Otras veces se sentaba con sus amigas en los bancos del parque que ha cambiado tantas veces y yo me asomaba al balcón y me saludaba. Dios, no me acordaba de eso. Me saludaba y me sonreía y entonces yo le devolvía el saludo y me hacía feliz y bajaba al parque y hablaba con todas ellas. Se reían de mi acento, siempre igual. Pero me gustaba, me encantaba. Creo que daría cualquier cosa por volver allí. Pero lo que jamás olvidaré, y remarco el jamás, es cuando volvíamos a ese parque y ella llevaba su diábolo. Mi hermana y yo nos moríamos de la envidia. Nunca se entrelazaba con la cuerda y volaba tan alto que tocaba las nubes. Os lo juro, yo lo he visto. Yo he visto cómo lo lanzaba hacia arriba y tardaba mucho en volver a bajar. Como si estuviese buscando su hueco por allí arriba, por el techo azul. Pero volvía, el diábolo siempre volvía. Mi hermana y yo no sabíamos, probablemente ella sabía algo más. A mí siempre se me escapaba, se caía, nunca volvía conmigo pero yo siempre iba hacia él. Es curioso, un día ella decidió que sería mejor tirar el diábolo y subir con él y no bajar. Creo que quiso volar tan alto, tan alto, tan alto que se quedó colgada de las nubes o del cielo o de la Luna, no lo sé. Hizo bien, por aquí no quedamos muchos. 

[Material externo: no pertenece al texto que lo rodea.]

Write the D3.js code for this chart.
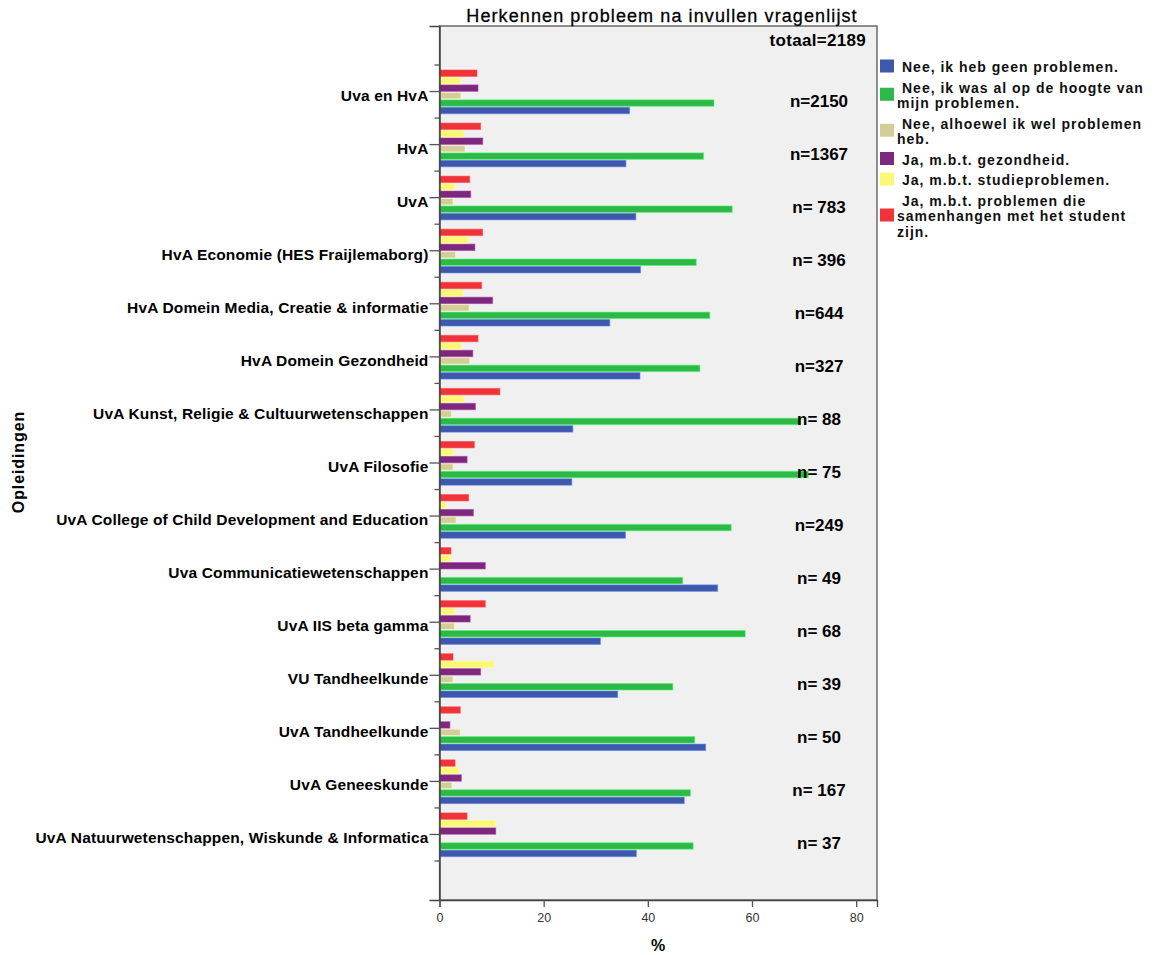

Y la comida, bendita sea. Nos sentábamos a la mesa y olía... cómo olía. Quiero volver a oler todo eso, se me hacía la boca agua. Yo siempre repetía, siempre. Y por las noches me hacía un vaso de leche, antes de dormir. Con galletas, las galletas que no falten. Mi madre me ha contado alguna vez que cuando estaba en el hospital y no quería dormir siempre pedía un vaso de leche con galletas, siempre. Yo de mayor también quiero ser así, que esa rutina nunca me falle, por favor. Cuando me tocaba dormir sola siempre me moría de miedo, de verdad. No podía dormir, tenía pánico y me ponía a llorar y la despertaba y yo sé que más de una vez me quiso matar. Entonces, tan buena como siempre, se enfadaba y se venía conmigo a la cama. Y se metía en mi cama y yo sentía cómo respiraba y su olor y no sé qué más. Lo que yo os diga: una reina. Y al tenerla tan cerca me tranquilizaba y me quedaba completamente dormida y poco más. Eso sí, la bronca me la llevaba pero dormíamos juntas y luego llegaba mi madre y ya está. 

Y bueno, poco más. Creo que a veces tengo el día tan azul que duele.